Jan 14, 2014; Los Angeles, CA, USA; Cleveland Cavaliers shooting guard Dion Waiters (3), center Anderson Varejao (17), small forward Luol Deng (9) and point guard Kyrie Irving (2) walk off the court in the fourth quarter of the game against the Los Angeles Lakers at Staples Center. Cleveland Cavaliers won 120-118. Mandatory Credit: Jayne Kamin-Oncea-USA TODAY Sports

Cleveland Cavaliers: The Financial Picture Moving Forward

After a season of frustration, the Cleveland Cavaliers’ fans, and front office, are looking forward to a summer that will hopefully bring about change.  With a productive summer, the Cavaliers could force themselves into the conversation of relevant teams.

Just last summer, the Toronto Raptors, Atlanta Hawks, Charlotte Bobcats, and Detroit Pistons were afterthoughts on the NBA landscape.  Each in their own way made moves to try and gain relevance.  Now?  The Raptors purged themselves of the bloated contracts for Andrea Bargnani and Rudy Gay, won their division, and are competing against a more seasoned (read: old) Brooklyn Nets team.  Atlanta made a late season push to make the playoffs and are giving the top seeded Indiana Pacers a serious run for their money up 2-1 in the series.  The Bobcats were the laughing stock of the league for signing Al Jefferson, but changed into one of the top defensive teams.  And Detroit…let’s not talk about Detroit…their fans have already suffered enough through a season of Brandon Jennings and Josh Smith.

The Cavaliers have a nice foundation of young players, but desperately need a solid summer of roster moves to matter again.  Of course, the big potential target for Cleveland is LeBron James.

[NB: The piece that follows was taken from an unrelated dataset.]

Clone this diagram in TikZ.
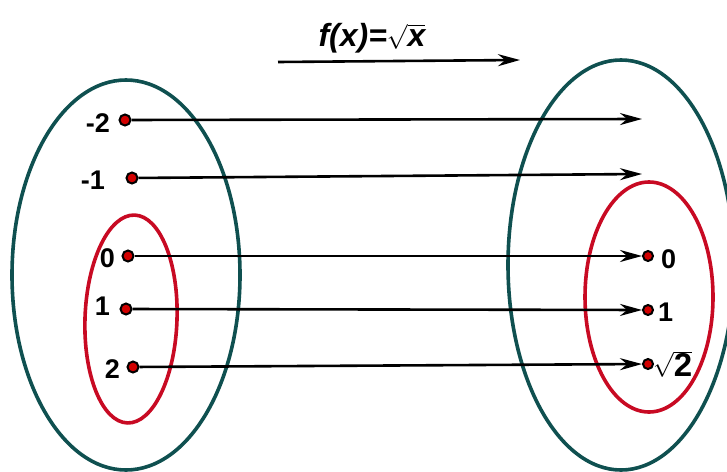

That is, if he opts out of his current contract.  Assuming LeBron wants to sign in Cleveland, the options moving forward are incredibly simple…do anything that is needed to create the necessary space to sign LeBron.  But if LeBron isn’t an option, then the situation in Cleveland becomes a little more tricky.

Based on information provided by CBA expert, Larry Coon, the 2014-2015 salary cap is expected to be roughly $63.2 million, an increase of $4.5 million from this season.  The luxury tax is also expected to make a significant jump to $77 million.

Currently, the Cavaliers have seven players on guaranteed contracts for next season:

Kyrie Irving – $7.45 million

Jarrett Jack – $6.3 million

Anthony Bennett – $5.56 million

Tristan Thompson – $5.42 million

Dion Waiters – $4.06 million

Tyler Zeller – $1.7 million

Sergey Karasev – $1.5 million

For these seven players, the Cavaliers have committed $32 million in salary. With a figure as low as this, the Cavaliers have the opportunity to have over $30 million in cap space.

Sadly, it’s not that simple. Luol Deng alone has a cap hold of roughly $19 million, which would cut deeply into the teams available salary space.  This doesn’t even consider the cap holds for Spencer Hawes (roughly $7.4 million), or the unguaranteed contracts for Anderson Varejao ($9.8 million), Alonzo Gee ($3.25 million) and Scotty Hopson ($2.45 million).

Deng, Hawes, Varejao, Gee, and Hopson currently would count towards roughly $41.9 million for Cleveland….which would leave the Cavaliers with no available cap space.

Varejao, Gee and Hopson could be traded to teams that are looking to cut salary (they would then be immediately waived), while the cap holds for Deng and Hawes can be waived at any time (this would remove Cleveland’s bird rights for each player).

All-in-all, the Cavaliers could be significant players in free agency and on the trade market. But with pressure mounting for immediately progress, will they be able to mirror the current success of Toronto, Atlanta and Charlotte, or take a significant step backwards like Detroit?